AN interesting aspect of Kumba Iron Ore’s full-year results presentation last month was its so-called ‘step-out plan’ – a strategy in which it would consider re-investment in its asset base by converting long-held resources to reserves (quite normal); merger and acquisition in iron ore (interesting, but not totally unheard of); and possible investment in other commodities (completely unheard of for Kumba).
During the heyday of the iron ore price, when it was around $185/t, Kumba toyed with the notion of investing in iron ore projects in West Africa, but it has never before expressed a view on asset diversification. Asked by Miningmx to clarify whether that had cropped up in strategy, Themba Mkhwanazi, Kumba’s CEO, said it had been one of the suggestions, but that it was by no-means imminent.
The focus now seems to be on extending Sishen iron ore mine’s life as well as improving the company’s marketing, especially its ability to eke out better margins by tailoring the quality of its product to buyers. What’s intriguing about even mentioning this idea, is why Kumba would attempt to replicate the investment proposition already offered by its parent company, Anglo American? Asked for comment on this, Mkhwanazi batted away the suggestion. It was too early to discuss such things.

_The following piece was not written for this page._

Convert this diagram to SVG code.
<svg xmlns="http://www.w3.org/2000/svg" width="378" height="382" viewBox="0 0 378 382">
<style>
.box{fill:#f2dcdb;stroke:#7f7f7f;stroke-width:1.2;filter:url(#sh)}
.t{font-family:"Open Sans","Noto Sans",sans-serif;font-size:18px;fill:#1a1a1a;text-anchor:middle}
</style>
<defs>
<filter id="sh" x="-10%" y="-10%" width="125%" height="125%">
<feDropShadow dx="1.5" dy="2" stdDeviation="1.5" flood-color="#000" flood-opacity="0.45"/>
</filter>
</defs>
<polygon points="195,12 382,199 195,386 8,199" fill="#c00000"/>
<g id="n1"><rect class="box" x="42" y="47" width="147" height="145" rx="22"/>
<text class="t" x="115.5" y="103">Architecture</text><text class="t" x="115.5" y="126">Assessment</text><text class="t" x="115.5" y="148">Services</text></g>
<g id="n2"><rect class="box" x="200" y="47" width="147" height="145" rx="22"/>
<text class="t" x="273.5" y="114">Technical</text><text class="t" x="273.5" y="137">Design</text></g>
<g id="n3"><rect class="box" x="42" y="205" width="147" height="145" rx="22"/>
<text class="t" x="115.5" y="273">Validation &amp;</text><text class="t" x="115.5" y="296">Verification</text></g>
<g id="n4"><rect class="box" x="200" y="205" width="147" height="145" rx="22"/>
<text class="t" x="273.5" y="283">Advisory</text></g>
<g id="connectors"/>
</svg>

“They were probably speaking out of term,” was the view of one prominent analyst who asked not to be quoted. “You’ll probably find when Anglo reports its figures that this notion might be dismissed. It is ultimately Anglo American that decides such things not the listed subsidiary sitting in Johannesburg,” he said.
As it turns out, Anglo American CEO, Mark Cutifani, is supportive of the Kumba ‘step-out’. “Speaking as a major shareholder in Kumba, we see the company as a premium iron ore vehicle, but there are some logical opportunities that makes sense for it in the longer term,” he said in an interview.
“We would entertain them as a shareholder. Our point of view would be to be supportive,” he said. Anglo American has a 69.71% stake in Kumba.